:: SUPPLIED DATA
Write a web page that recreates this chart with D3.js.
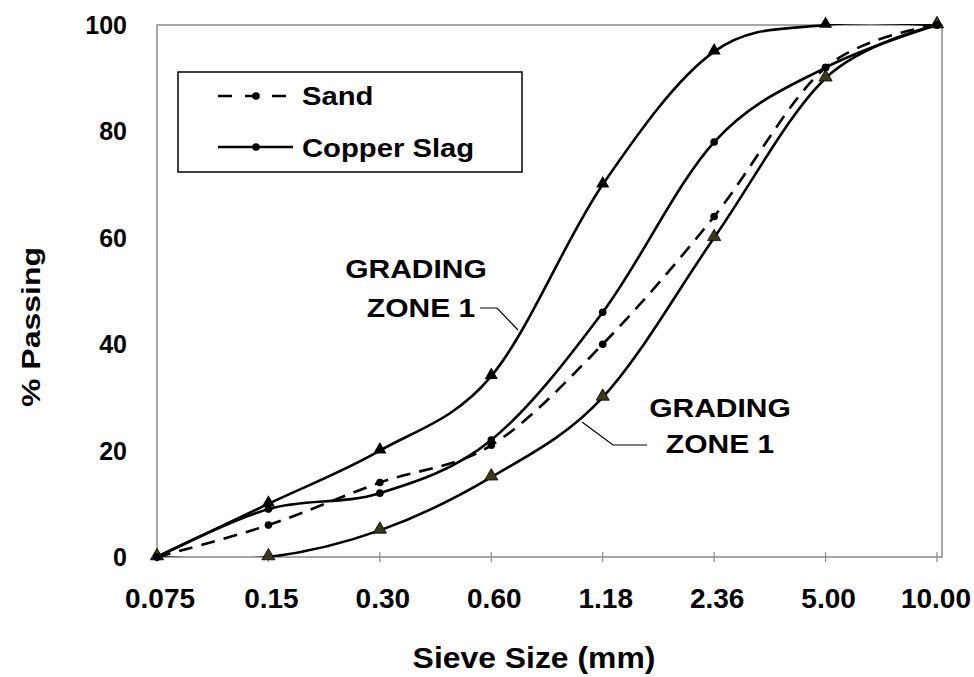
::::
:: SUPPLIED DATA
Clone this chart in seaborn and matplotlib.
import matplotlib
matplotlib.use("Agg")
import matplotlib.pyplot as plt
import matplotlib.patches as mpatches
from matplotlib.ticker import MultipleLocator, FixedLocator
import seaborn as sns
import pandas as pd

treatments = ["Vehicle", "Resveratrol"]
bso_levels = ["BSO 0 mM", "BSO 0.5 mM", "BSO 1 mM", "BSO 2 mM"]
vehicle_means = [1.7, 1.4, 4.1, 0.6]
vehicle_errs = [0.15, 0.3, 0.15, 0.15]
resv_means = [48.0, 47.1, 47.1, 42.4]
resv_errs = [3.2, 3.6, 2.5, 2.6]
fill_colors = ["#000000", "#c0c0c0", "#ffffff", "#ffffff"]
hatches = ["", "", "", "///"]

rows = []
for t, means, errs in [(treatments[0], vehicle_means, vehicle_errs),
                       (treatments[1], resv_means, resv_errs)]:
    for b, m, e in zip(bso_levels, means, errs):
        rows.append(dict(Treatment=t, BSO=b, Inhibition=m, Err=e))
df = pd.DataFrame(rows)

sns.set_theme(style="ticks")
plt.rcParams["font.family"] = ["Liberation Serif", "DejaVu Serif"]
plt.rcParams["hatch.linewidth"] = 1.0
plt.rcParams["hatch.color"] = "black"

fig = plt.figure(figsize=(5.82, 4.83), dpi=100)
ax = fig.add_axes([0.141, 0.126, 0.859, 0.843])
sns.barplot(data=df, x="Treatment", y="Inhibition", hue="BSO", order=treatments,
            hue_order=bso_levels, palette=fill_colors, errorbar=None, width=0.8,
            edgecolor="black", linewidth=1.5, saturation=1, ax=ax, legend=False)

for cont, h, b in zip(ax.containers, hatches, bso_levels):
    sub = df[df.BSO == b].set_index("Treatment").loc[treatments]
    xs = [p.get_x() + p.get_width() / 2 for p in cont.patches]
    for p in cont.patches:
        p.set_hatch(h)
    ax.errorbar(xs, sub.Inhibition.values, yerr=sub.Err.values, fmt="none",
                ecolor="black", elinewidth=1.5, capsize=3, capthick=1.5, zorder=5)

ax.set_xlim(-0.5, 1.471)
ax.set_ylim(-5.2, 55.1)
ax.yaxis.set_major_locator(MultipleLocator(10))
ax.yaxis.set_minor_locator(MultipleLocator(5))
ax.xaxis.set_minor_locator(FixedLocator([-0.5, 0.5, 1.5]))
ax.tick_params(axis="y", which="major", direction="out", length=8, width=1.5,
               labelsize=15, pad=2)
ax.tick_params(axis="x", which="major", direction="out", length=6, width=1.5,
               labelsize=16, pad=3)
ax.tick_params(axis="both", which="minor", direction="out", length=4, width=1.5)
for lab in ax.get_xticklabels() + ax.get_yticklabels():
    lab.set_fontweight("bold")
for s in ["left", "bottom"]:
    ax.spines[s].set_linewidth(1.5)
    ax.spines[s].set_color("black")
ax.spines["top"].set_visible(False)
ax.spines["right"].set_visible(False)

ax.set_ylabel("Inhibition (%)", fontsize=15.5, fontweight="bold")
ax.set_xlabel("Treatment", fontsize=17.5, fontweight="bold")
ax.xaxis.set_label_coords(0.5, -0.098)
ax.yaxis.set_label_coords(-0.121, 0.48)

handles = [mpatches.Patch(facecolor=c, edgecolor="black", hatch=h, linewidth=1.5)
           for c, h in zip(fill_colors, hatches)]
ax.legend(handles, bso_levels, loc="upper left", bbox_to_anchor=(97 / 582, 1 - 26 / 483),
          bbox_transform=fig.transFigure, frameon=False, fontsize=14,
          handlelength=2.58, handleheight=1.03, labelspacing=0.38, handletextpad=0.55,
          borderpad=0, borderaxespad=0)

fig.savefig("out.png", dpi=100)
::::
STATED GOAL: Take the line that contains "Clone this chart in seaborn and matplotlib.", the line that contains "capsize=3, capthick=1.5, zorder=5)", and all lines between, and give them again exactly; include no other line.

SOLUTION FOR THIS TASK:
Clone this chart in seaborn and matplotlib.
import matplotlib
matplotlib.use("Agg")
import matplotlib.pyplot as plt
import matplotlib.patches as mpatches
from matplotlib.ticker import MultipleLocator, FixedLocator
import seaborn as sns
import pandas as pd

treatments = ["Vehicle", "Resveratrol"]
bso_levels = ["BSO 0 mM", "BSO 0.5 mM", "BSO 1 mM", "BSO 2 mM"]
vehicle_means = [1.7, 1.4, 4.1, 0.6]
vehicle_errs = [0.15, 0.3, 0.15, 0.15]
resv_means = [48.0, 47.1, 47.1, 42.4]
resv_errs = [3.2, 3.6, 2.5, 2.6]
fill_colors = ["#000000", "#c0c0c0", "#ffffff", "#ffffff"]
hatches = ["", "", "", "///"]

rows = []
for t, means, errs in [(treatments[0], vehicle_means, vehicle_errs),
                       (treatments[1], resv_means, resv_errs)]:
    for b, m, e in zip(bso_levels, means, errs):
        rows.append(dict(Treatment=t, BSO=b, Inhibition=m, Err=e))
df = pd.DataFrame(rows)

sns.set_theme(style="ticks")
plt.rcParams["font.family"] = ["Liberation Serif", "DejaVu Serif"]
plt.rcParams["hatch.linewidth"] = 1.0
plt.rcParams["hatch.color"] = "black"

fig = plt.figure(figsize=(5.82, 4.83), dpi=100)
ax = fig.add_axes([0.141, 0.126, 0.859, 0.843])
sns.barplot(data=df, x="Treatment", y="Inhibition", hue="BSO", order=treatments,
            hue_order=bso_levels, palette=fill_colors, errorbar=None, width=0.8,
            edgecolor="black", linewidth=1.5, saturation=1, ax=ax, legend=False)

for cont, h, b in zip(ax.containers, hatches, bso_levels):
    sub = df[df.BSO == b].set_index("Treatment").loc[treatments]
    xs = [p.get_x() + p.get_width() / 2 for p in cont.patches]
    for p in cont.patches:
        p.set_hatch(h)
    ax.errorbar(xs, sub.Inhibition.values, yerr=sub.Err.values, fmt="none",
                ecolor="black", elinewidth=1.5, capsize=3, capthick=1.5, zorder=5)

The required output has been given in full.